Pare che i greci amino molto mangiare fuori, indipendentemente dalla condizione sociale (effettivamente i locali sono spartani e abbiamo mangiato bene con 14€ in due!).
Si vedono spesso interi gruppi familiari a tavola, e sovente il peso medio dei soggetti è considerevole…
Ripresa la strada verso Pirgos, evitiamo la deviazione per Olimpia perché già visitata in precedenza e imbocchiamo la superstrada per Patrasso.
La lasciamo solo per un breve diversivo nel tratto Gastouni-Lehena, per raggiungere la punta ovest della costa, da Loutsa Kilini con i suoi fanghi termali e la gente che gira in costume tutta nera impantanata, alla Rocca di Kastro, fino al Porto di Kilini, da cui partono i traghetti per le isole. Prima di ripartire voglio provare un ‘frappè’, che qui non corrisponde esattamente all’idea che ne abbiamo noi bensì significa ‘nescafè freddo frullato’.

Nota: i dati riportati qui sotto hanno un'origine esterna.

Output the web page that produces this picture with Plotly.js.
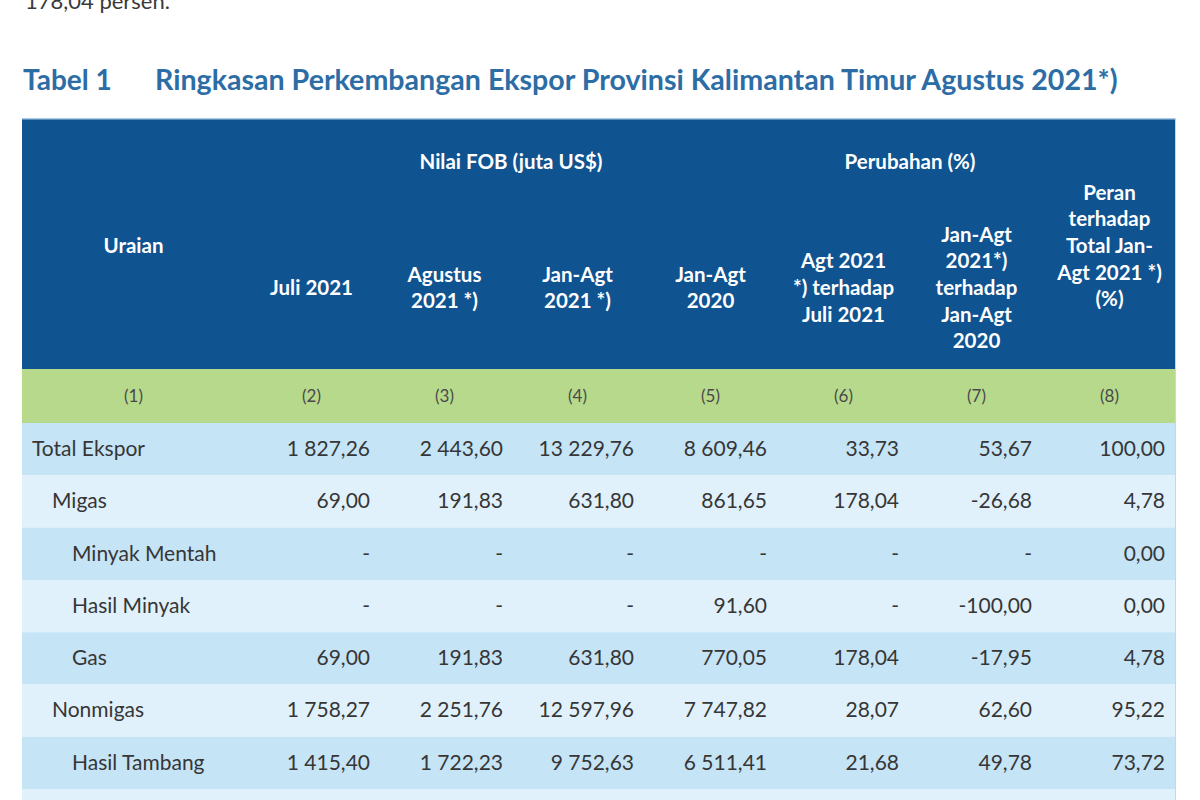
<!DOCTYPE html>
<html><head><meta charset="utf-8">
<script src="https://cdn.plot.ly/plotly-3.0.1.min.js"></script>
<style>html,body{margin:0;padding:0;background:#fff}</style>
</head><body><div id="chart" style="width:1200px;height:800px"></div>
<script>
// ---- data ----
const rowLabels = ["Total Ekspor", "Migas", "Minyak Mentah", "Hasil Minyak", "Gas", "Nonmigas", "Hasil Tambang"];
const rowLevels = [0, 1, 2, 2, 2, 1, 2];
const juli2021 = ["1 827,26", "69,00", "-", "-", "69,00", "1 758,27", "1 415,40"];
const agustus2021 = ["2 443,60", "191,83", "-", "-", "191,83", "2 251,76", "1 722,23"];
const janAgt2021 = ["13 229,76", "631,80", "-", "-", "631,80", "12 597,96", "9 752,63"];
const janAgt2020 = ["8 609,46", "861,65", "-", "91,60", "770,05", "7 747,82", "6 511,41"];
const chgAgtVsJuli = ["33,73", "178,04", "-", "-", "178,04", "28,07", "21,68"];
const chgJanAgtYoY = ["53,67", "-26,68", "-", "-100,00", "-17,95", "62,60", "49,78"];
const peranTotal = ["100,00", "4,78", "0,00", "0,00", "4,78", "95,22", "73,72"];
const colHeaders = ["Uraian", "Juli 2021", "Agustus<br>2021 *)", "Jan-Agt<br>2021 *)", "Jan-Agt<br>2020",
  "Agt 2021<br>*) terhadap<br>Juli 2021", "Jan-Agt<br>2021*)<br>terhadap<br>Jan-Agt<br>2020",
  "Peran<br>terhadap<br>Total Jan-<br>Agt 2021 *)<br>(%)"];
const groupHeaders = ["Nilai FOB (juta US$)", "Perubahan (%)"];
const groupSpans = [[1, 4], [5, 6]];
const colNumbers = ["(1)", "(2)", "(3)", "(4)", "(5)", "(6)", "(7)", "(8)"];
const tableTitleNo = "Tabel 1";
const tableTitle = "Ringkasan Perkembangan Ekspor Provinsi Kalimantan Timur Agustus 2021*)";
const topText = "178,04 persen.";

// ---- layout geometry / style ----
const FONT = "Lato, 'Open Sans', sans-serif";
const TOP = 118, LEFT = 22;
const colW = [223, 133, 133, 133, 133, 133, 133, 133];
const edges = [0]; colW.forEach(w => edges.push(edges[edges.length - 1] + w));
const TOTAL_W = edges[edges.length - 1];
const PLOT_H = 800 - TOP;
const HEADER_H = 251, INDEX_H = 54, ROW_H = 52.3;
const C_HEAD = "#0F5391", C_GREEN = "#B7D98C", C_DARK = "#C5E4F6", C_LIGHT = "#E0F1FB";
const C_TEXT = "#363636", C_TITLE = "#2D6DA5";
const colCenter = i => (edges[i] + edges[i + 1]) / 2;
const rowTop = r => HEADER_H + INDEX_H + r * ROW_H;
const rowMid = r => rowTop(r) + ROW_H / 2 + 1.5;
const valuePad = [8, 8, 10, 10, 11, 11, 11];

const valueCols = [juli2021, agustus2021, janAgt2021, janAgt2020, chgAgtVsJuli, chgJanAgtYoY, peranTotal];

const shapes = [];
shapes.push({type: "rect", xref: "x", yref: "y", x0: 0, x1: TOTAL_W, y0: 0, y1: HEADER_H, fillcolor: C_HEAD, line: {width: 0}, layer: "below"});
shapes.push({type: "rect", xref: "x", yref: "y", x0: 0, x1: TOTAL_W, y0: HEADER_H, y1: HEADER_H + INDEX_H, fillcolor: C_GREEN, line: {width: 0}, layer: "below"});
for (let r = 0; r < rowLabels.length + 1; r++) {
  shapes.push({type: "rect", xref: "x", yref: "y", x0: 0, x1: TOTAL_W, y0: rowTop(r), y1: rowTop(r + 1),
    fillcolor: r % 2 === 0 ? C_DARK : C_LIGHT, line: {width: 0}, layer: "below"});
}
shapes.push({type: "line", xref: "x", yref: "y", x0: 0, x1: TOTAL_W, y0: 0.5, y1: 0.5, line: {color: "#A9CBE6", width: 2}});
shapes.push({type: "line", xref: "x", yref: "y", x0: TOTAL_W, x1: TOTAL_W, y0: 0, y1: PLOT_H, line: {color: "#B9DAF0", width: 2}});

const HEAD_FONT = {family: FONT, size: 20.5, color: "#FFFFFF", weight: "bold"};
const traces = [];
// group headers
traces.push({type: "scatter", mode: "text", hoverinfo: "skip", showlegend: false,
  x: groupSpans.map(s => (edges[s[0]] + edges[s[1] + 1]) / 2), y: groupSpans.map(() => 46),
  text: groupHeaders, textposition: "middle center", textfont: HEAD_FONT});
// column headers
traces.push({type: "scatter", mode: "text", hoverinfo: "skip", showlegend: false,
  x: colHeaders.map((_, i) => colCenter(i)),
  y: colHeaders.map((_, i) => (i === 0 || i === colHeaders.length - 1) ? 130 : 172),
  text: colHeaders, textposition: "middle center", textfont: HEAD_FONT});
// column numbers
traces.push({type: "scatter", mode: "text", hoverinfo: "skip", showlegend: false,
  x: colNumbers.map((_, i) => colCenter(i)), y: colNumbers.map(() => HEADER_H + INDEX_H / 2 + 1.5),
  text: colNumbers, textposition: "middle center",
  textfont: {family: FONT, size: 17, color: "#4A4A4A"}});
// row labels
traces.push({type: "scatter", mode: "text", hoverinfo: "skip", showlegend: false,
  x: rowLevels.map(l => 10 + l * 20), y: rowLabels.map((_, r) => rowMid(r)),
  text: rowLabels, textposition: "middle right",
  textfont: {family: FONT, size: 21, color: C_TEXT}});
// values
valueCols.forEach((vals, j) => {
  traces.push({type: "scatter", mode: "text", hoverinfo: "skip", showlegend: false,
    x: vals.map(() => edges[j + 2] - valuePad[j]), y: vals.map((_, r) => rowMid(r)),
    text: vals, textposition: "middle left",
    textfont: {family: FONT, size: 21, color: C_TEXT}});
});

const pyPaper = px => (800 - px) / PLOT_H;
const pxPaper = px => (px - LEFT) / TOTAL_W;
const annotations = [
  {xref: "paper", yref: "paper", x: pxPaper(23), y: pyPaper(1), xanchor: "left", yanchor: "middle", showarrow: false,
   text: topText, font: {family: FONT, size: 22, color: "#3A3A3A"}},
  {xref: "paper", yref: "paper", x: pxPaper(21), y: pyPaper(79), xanchor: "left", yanchor: "middle", showarrow: false,
   text: tableTitleNo, font: {family: FONT, size: 28, color: C_TITLE, weight: "bold"}},
  {xref: "paper", yref: "paper", x: pxPaper(153), y: pyPaper(79), xanchor: "left", yanchor: "middle", showarrow: false,
   text: tableTitle, font: {family: FONT, size: 28.6, color: C_TITLE, weight: "bold"}}
];

const layout = {
  width: 1200, height: 800,
  margin: {l: LEFT, r: 1200 - LEFT - TOTAL_W, t: TOP, b: 0, pad: 0},
  paper_bgcolor: "#FFFFFF", plot_bgcolor: "#FFFFFF",
  xaxis: {range: [0, TOTAL_W], visible: false, fixedrange: true},
  yaxis: {range: [PLOT_H, 0], visible: false, fixedrange: true},
  shapes: shapes, annotations: annotations, showlegend: false
};
Plotly.newPlot("chart", traces, layout, {displayModeBar: false, staticPlot: true});
</script></body></html>
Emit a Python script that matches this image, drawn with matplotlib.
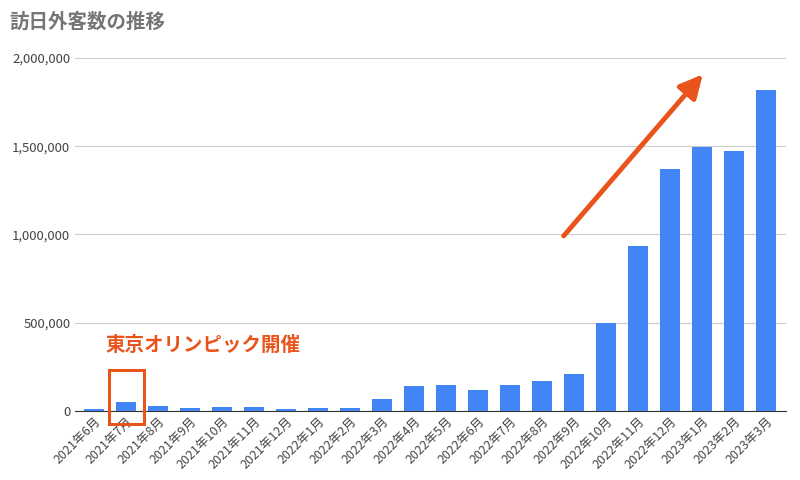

La bevanda pare vada alla grande in tutta la Grecia. Con o senza latte, poco o tanto zuccherata, sembra che nei bar non si beva altro. Il beverone è effettivamente gradevole, anche se lo trovo parecchio più caffeinato di un espresso.
Riprendiamo infine la superstrada e usciamo una 20ina di km prima di Patrasso, subito dopo Kato Akaia, seguendo come in una caccia al tesoro le segnalazioni per il camping “Kato Alissos”.
Di nuovo uno della rete Sunshine Campings. Dopo l’ultima esperienza a Tholos, che ci ha un po’ scottato arriviamo quindi un po’ diffidenti, anche data la vicinanza al centro urbano di Patrasso, ma il campeggio è carino, immerso nel verde, con spiaggetta e mare pulito. Inoltre ha un ristorantino favoloso su una balconata sul mare, con i tavolini sparsi sotto un enorme ulivo che, se non ha mille anni come dicono, poco ci cala.
Non per nulla il ristorante si chiama Panorama; appartiene al campeggio ma è esterno al recinto e serve anche la gente del posto.
Un bel posticino dove celebrare, con una nuotata al tramonto seguita da una bella cenetta, l’ultima sera di vacanze greche.
mercoledì 25 agosto
Con un po’ di tristezza si riparte da Kato Alissos e dalla Grecia. Prima di imbarcarci a Patrasso ci fermiamo in un supermercato e riempiamo il frigo di specialità greche da portare in assaggio a chi è rimasto a casa (per esempio gli yogurth, che sono meravigliosi e che ci mancheranno molto…).
giovedì 26 agosto
Risveglio sul traghetto. Per fortuna questa volta abbiamo avuto un posto laterale vicino ai finestroni così girava un po’ d’aria.
A questo punto, cosa altro dire? Arrivederci… e alla prossima!